Leave the pictures out, and retype all of the material exactly as written.

Source data.
%%

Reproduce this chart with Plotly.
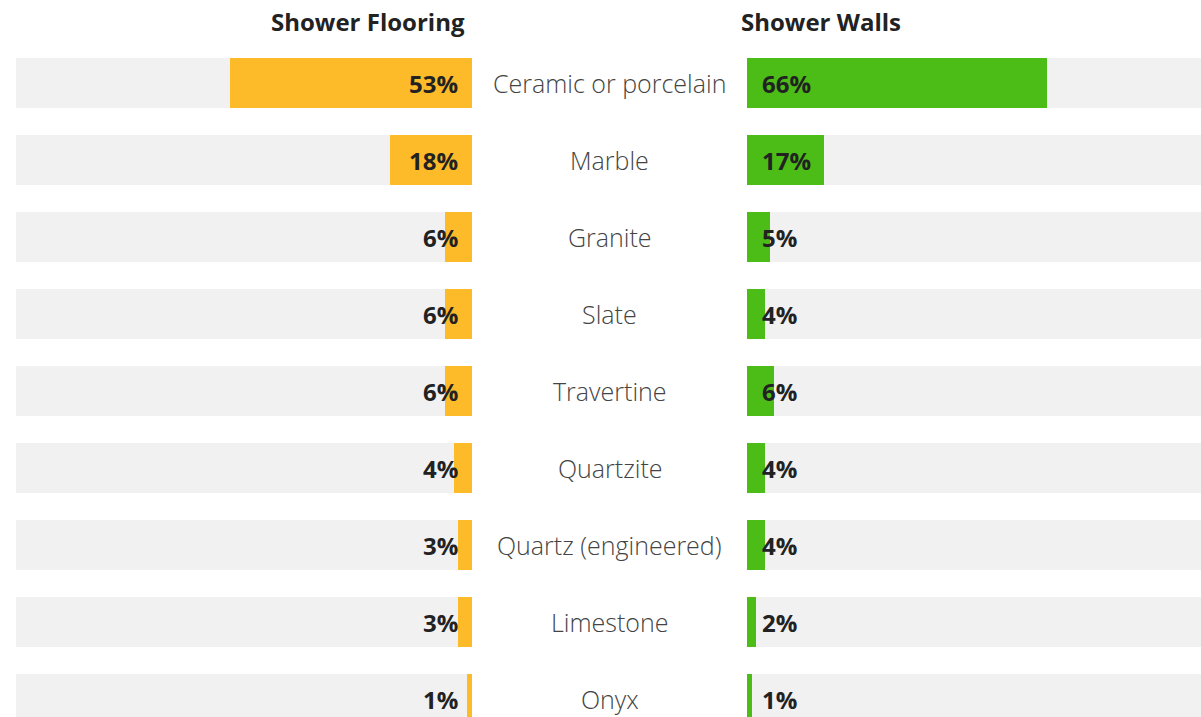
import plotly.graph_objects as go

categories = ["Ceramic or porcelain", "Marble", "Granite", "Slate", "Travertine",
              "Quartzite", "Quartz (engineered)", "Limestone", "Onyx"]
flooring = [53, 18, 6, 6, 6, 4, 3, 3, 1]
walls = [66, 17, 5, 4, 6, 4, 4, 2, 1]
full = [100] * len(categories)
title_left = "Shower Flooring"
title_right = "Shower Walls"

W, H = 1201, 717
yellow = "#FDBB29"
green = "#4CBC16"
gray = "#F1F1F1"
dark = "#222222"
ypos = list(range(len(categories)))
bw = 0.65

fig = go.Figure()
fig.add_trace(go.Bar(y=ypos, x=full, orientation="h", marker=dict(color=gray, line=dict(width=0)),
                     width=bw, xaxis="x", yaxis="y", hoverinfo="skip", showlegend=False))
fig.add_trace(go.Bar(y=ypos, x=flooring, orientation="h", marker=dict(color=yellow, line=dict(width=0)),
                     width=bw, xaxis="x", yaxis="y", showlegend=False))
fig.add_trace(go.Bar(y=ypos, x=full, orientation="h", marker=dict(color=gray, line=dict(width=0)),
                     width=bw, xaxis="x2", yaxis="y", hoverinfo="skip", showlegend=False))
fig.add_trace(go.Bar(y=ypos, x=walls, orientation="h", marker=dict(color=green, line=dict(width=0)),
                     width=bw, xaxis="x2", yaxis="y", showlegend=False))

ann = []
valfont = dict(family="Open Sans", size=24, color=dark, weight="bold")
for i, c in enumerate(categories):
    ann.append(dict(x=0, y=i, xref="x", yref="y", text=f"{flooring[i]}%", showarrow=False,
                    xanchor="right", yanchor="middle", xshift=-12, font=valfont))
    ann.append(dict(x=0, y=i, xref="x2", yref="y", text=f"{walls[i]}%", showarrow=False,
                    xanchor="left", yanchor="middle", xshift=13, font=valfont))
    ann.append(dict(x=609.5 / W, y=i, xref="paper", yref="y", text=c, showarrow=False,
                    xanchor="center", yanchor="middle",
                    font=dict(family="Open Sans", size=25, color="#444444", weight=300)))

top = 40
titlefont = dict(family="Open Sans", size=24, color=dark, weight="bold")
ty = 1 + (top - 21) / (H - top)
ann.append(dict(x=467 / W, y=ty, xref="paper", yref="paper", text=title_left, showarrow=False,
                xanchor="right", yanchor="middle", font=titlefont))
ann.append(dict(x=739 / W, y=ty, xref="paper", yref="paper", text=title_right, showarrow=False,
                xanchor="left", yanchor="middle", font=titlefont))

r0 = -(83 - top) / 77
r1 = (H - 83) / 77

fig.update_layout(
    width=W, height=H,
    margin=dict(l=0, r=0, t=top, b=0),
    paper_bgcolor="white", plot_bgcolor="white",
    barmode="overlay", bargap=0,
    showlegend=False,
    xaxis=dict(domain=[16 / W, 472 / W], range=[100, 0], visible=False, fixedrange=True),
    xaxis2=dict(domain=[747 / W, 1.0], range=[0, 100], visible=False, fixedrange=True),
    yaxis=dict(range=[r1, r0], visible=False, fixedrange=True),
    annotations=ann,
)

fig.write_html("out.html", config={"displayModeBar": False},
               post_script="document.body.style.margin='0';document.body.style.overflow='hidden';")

%%

Correct response.
Reproduce this chart with Plotly.
import plotly.graph_objects as go

categories = ["Ceramic or porcelain", "Marble", "Granite", "Slate", "Travertine",
              "Quartzite", "Quartz (engineered)", "Limestone", "Onyx"]
flooring = [53, 18, 6, 6, 6, 4, 3, 3, 1]
walls = [66, 17, 5, 4, 6, 4, 4, 2, 1]
full = [100] * len(categories)
title_left = "Shower Flooring"
title_right = "Shower Walls"

W, H = 1201, 717
yellow = "#FDBB29"
green = "#4CBC16"
gray = "#F1F1F1"
dark = "#222222"
ypos = list(range(len(categories)))
bw = 0.65

fig = go.Figure()
fig.add_trace(go.Bar(y=ypos, x=full, orientation="h", marker=dict(color=gray, line=dict(width=0)),
                     width=bw, xaxis="x", yaxis="y", hoverinfo="skip", showlegend=False))
fig.add_trace(go.Bar(y=ypos, x=flooring, orientation="h", marker=dict(color=yellow, line=dict(width=0)),
                     width=bw, xaxis="x", yaxis="y", showlegend=False))
fig.add_trace(go.Bar(y=ypos, x=full, orientation="h", marker=dict(color=gray, line=dict(width=0)),
                     width=bw, xaxis="x2", yaxis="y", hoverinfo="skip", showlegend=False))
fig.add_trace(go.Bar(y=ypos, x=walls, orientation="h", marker=dict(color=green, line=dict(width=0)),
                     width=bw, xaxis="x2", yaxis="y", showlegend=False))

ann = []
valfont = dict(family="Open Sans", size=24, color=dark, weight="bold")
for i, c in enumerate(categories):
    ann.append(dict(x=0, y=i, xref="x", yref="y", text=f"{flooring[i]}%", showarrow=False,
                    xanchor="right", yanchor="middle", xshift=-12, font=valfont))
    ann.append(dict(x=0, y=i, xref="x2", yref="y", text=f"{walls[i]}%", showarrow=False,
                    xanchor="left", yanchor="middle", xshift=13, font=valfont))
    ann.append(dict(x=609.5 / W, y=i, xref="paper", yref="y", text=c, showarrow=False,
                    xanchor="center", yanchor="middle",
                    font=dict(family="Open Sans", size=25, color="#444444", weight=300)))

top = 40
titlefont = dict(family="Open Sans", size=24, color=dark, weight="bold")
ty = 1 + (top - 21) / (H - top)
ann.append(dict(x=467 / W, y=ty, xref="paper", yref="paper", text=title_left, showarrow=False,
                xanchor="right", yanchor="middle", font=titlefont))
ann.append(dict(x=739 / W, y=ty, xref="paper", yref="paper", text=title_right, showarrow=False,
                xanchor="left", yanchor="middle", font=titlefont))

r0 = -(83 - top) / 77
r1 = (H - 83) / 77

fig.update_layout(
    width=W, height=H,
    margin=dict(l=0, r=0, t=top, b=0),
    paper_bgcolor="white", plot_bgcolor="white",
    barmode="overlay", bargap=0,
    showlegend=False,
    xaxis=dict(domain=[16 / W, 472 / W], range=[100, 0], visible=False, fixedrange=True),
    xaxis2=dict(domain=[747 / W, 1.0], range=[0, 100], visible=False, fixedrange=True),
    yaxis=dict(range=[r1, r0], visible=False, fixedrange=True),
    annotations=ann,
)

fig.write_html("out.html", config={"displayModeBar": False},
               post_script="document.body.style.margin='0';document.body.style.overflow='hidden';")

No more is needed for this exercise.